Your mom's mistreatment of you will never change. The only person we can change is ourselves and the way we react to really toxic people. In your case, since you are stuck at home with your mother, unable to work, I would seek out ways to get yourself out of the house. Go to free community events (free movies in the park, free museum events, etc., free concerts) in your city. Volunteer somewhere close enough on a convenient bus route that you can walk to and from your house. Go for walks. Listen to music. Write. Paint. Take pictures with your phone. Do something creative to distract yourself while you formulate a plan to move out and get a job.
Unfortunately your choices are limited right now. I know all about the panic attacks causing hives. I have that condition too.
Just ignore your mother. The less interaction you have with her, the better off you'll be. Just create the boundary of: I will only talk to my mother about the essentials of living together which are groceries, her work schedule, my schedule and that's it.
Separate yourself from her. Seek out alternative sources of emotional support where you can. Be it a community center, a free-walk in therapy counseling center. Here on PC. A phone support line. But do NOT rely on your dismissive mother for any emotional support.
I empathize with you 100% b/c I was in your shoes. And still am 26 years later unfortunately due to my own foolish choices. I lived with my mother for 6 years in my 20s, and now again, for almost a year in my late 40s. Very unpleasant but quite necessary due to my financial straits.

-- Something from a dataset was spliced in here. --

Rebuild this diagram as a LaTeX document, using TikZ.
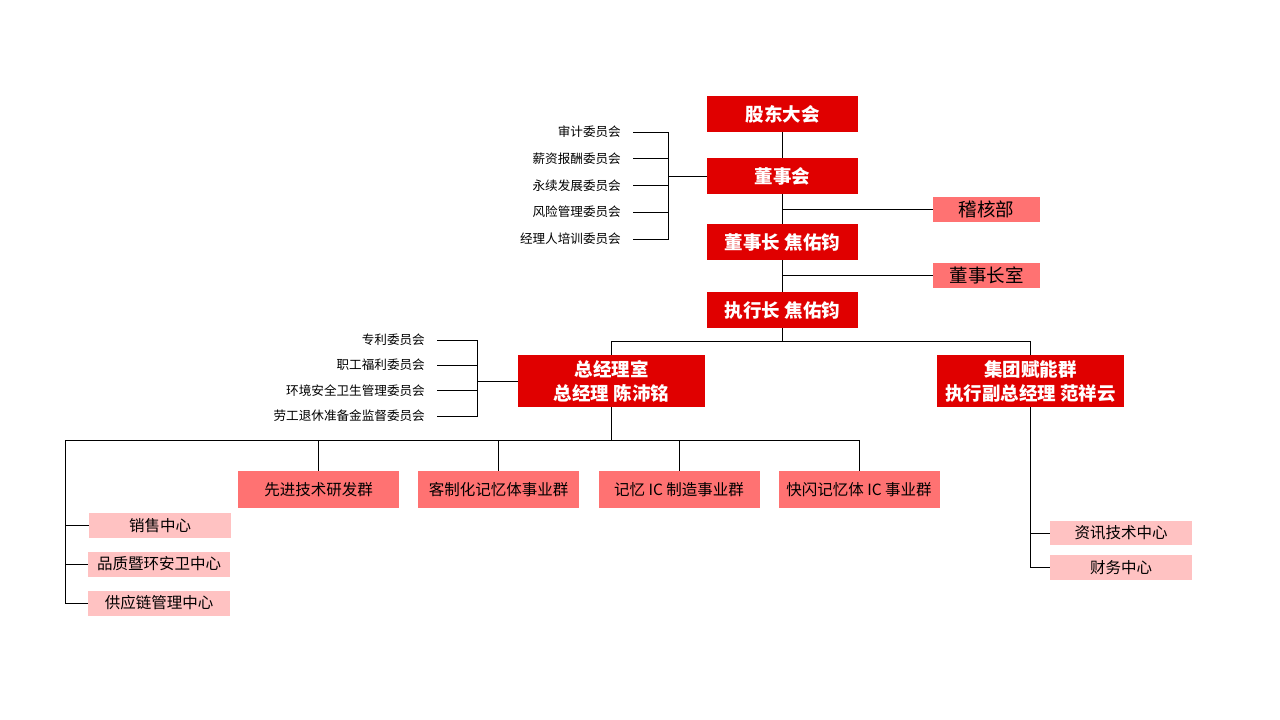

Try the suggestions I've listed. Set interpersonal boundaries with her. Do NOT seek her emotional support since she is so dismissive of your feelings already.
Make yourself a priority and take small steps to get yourself out of your house, away from your mother, albeit temporarily until you can get income from a job and find a way to move out.
Create a list. Create a timeline. Give yourself goals to follow and check them off one at a time. It will keep you distracted from her dismissive behavior, and keep you focused on creating a fulfilling life for yourself away from her.